Il timore nasce verso ciò che non si conosce.
Il disagio nelle relazioni con gli altri costituisce il problema principale di tutte le persone timide o afflitte da altre forme di ansia sociale.
Si tratta di un disagio che si manifesta in vari modi, con diversi gradi di difficoltà relazionali, in variegate forme di relazione, con varie espressioni dei sintomi d’ansia. Disagi che inducono gli individui timidi a fare scena muta nelle conversazioni, ad avere atteggiamenti ritirati in determinate situazioni sociali, a manifestare impaccio o evidente inibizione in tutta una serie di situazioni contingenti, o anche a evitare determinate esperienze di socializzazione.
Questo disagio relazionale, però, non si manifesta con tutte le persone con le quali il soggetto ansioso entra in rapporto.
Nelle relazioni amicali caratterizzate da buoni rapporti confidenziali, nelle amicizie stabili o di vecchia data, è cosa normale che l’ansia non si manifesti. E ciò è vero anche nelle relazioni con i familiari più stretti verso le quali non vi sono situazioni di soggezione o conflitto.
Ciò accade perché, sostanzialmente, la timidezza è paura dei giudizi e delle valutazioni negative altrui, per cui i fenomeni inibitori si manifestano nei confronti di coloro che non conosciamo a sufficienza, verso coloro di cui non sappiamo se possiamo fidarci, verso coloro che non ci conoscono a sufficienza.
È verso questi soggetti che scatta il timore di giudizio e valutazione.
Si tratta, quindi, di un timore verso persone che non si conoscono, di cui non si sa a cosa siano realmente interessati; di questi non si sa cosa pensano in generale o in relazione a determinate questioni che investono la nostra personale fragilità; persone di cui non si conoscono le abitudini o usanze comportamentali e verbali; dei quali non se ne conosce il linguaggio, il background culturale, e quant’altro.
In pratica è la penuria di conoscenze verso tali soggetti che ci pone nella posizione di sentirci a rischio, esposti.
Nei confronti di amici, o di parenti, che ci conoscono abbastanza, non proviamo timore, perché sappiamo fin dove possiamo esporci e come. Di essi conosciamo l’indole, il carattere, la personalità, i modi di fare e di essere.
Dove c’è conoscenza la paura si annichilisce.
Ecco perché nei loro confronti non proviamo ansia e, dunque, non siamo inibiti o comunque lo siamo in maniera ininfluente sulla qualità della relazione.
Volendo usare una metafora, è come se l’asticella della percezione di minaccia sia posta molto in alto. Ma con le persone che non si conoscono, quest’asticella è posta molto in basso.

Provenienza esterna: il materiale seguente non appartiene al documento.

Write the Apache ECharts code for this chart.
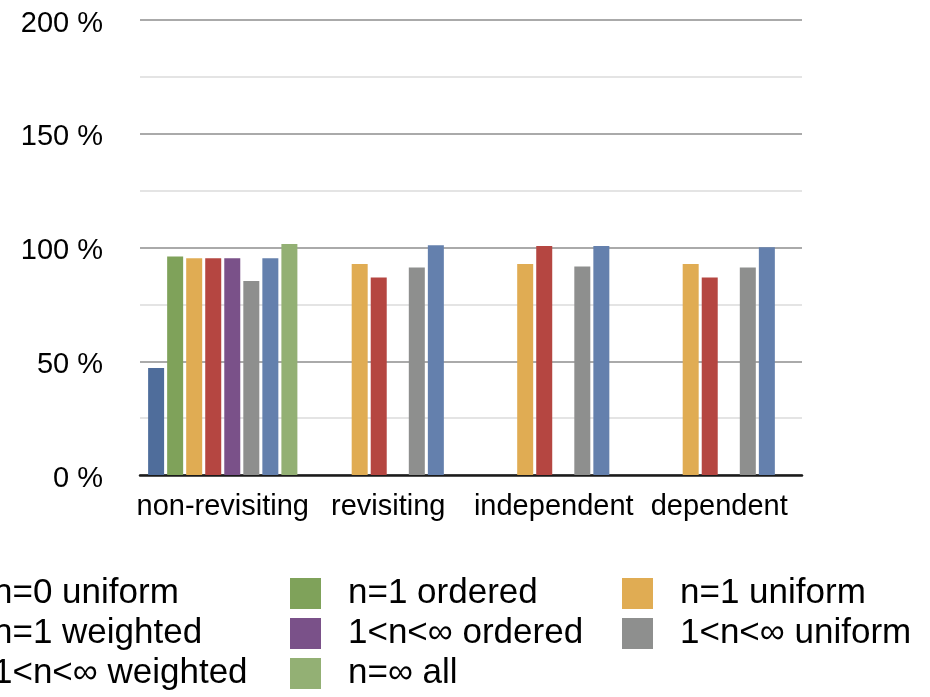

Nei confronti delle persone ben conosciute, la cosa può cambiare se l’altro/a, diventa, a un certo punto, l’oggetto del nostro desiderio di relazione di coppia. In questo caso è cambiata la relazione: anche se tale desiderio è solo un proposito, un orientamento, uno scopo, è cambiato il nostro modo di approcciarci all’altro/a: entriamo in una diversa dimensione valutativa.
La posta in gioco non è più l’amicizia, ma una relazione molto più stretta, con maggiori implicazioni emotive e relazionali e che presuppone, almeno nelle intenzioni, un livello di confidenzialità molto più elevato. È in gioco una parte significativa della nostra vita futura e della nostra affettività futura.
Se l’asticella verso questa persona era a nove nel suo ruolo di amico/a, ora scende a tre o quattro. La percezione di rischio aumenta considerevolmente perché ciò cui stiamo aspirando riveste, per noi, un’importanza di molto superiore. Dell’altro/a abbiamo una conoscenza legata al ruolo amicale o familiare, ma non a quello di amante: improvvisamente ci troviamo di fronte a qualcosa di sconosciuto che ci fa percepire più fragili.
In breve, maggiore è il valore che assegniamo a qualcosa, maggiore è il timore che quel qualcosa possa danneggiarsi o danneggiarci o essere persa, maggiore è il livello di ansia che si attiva.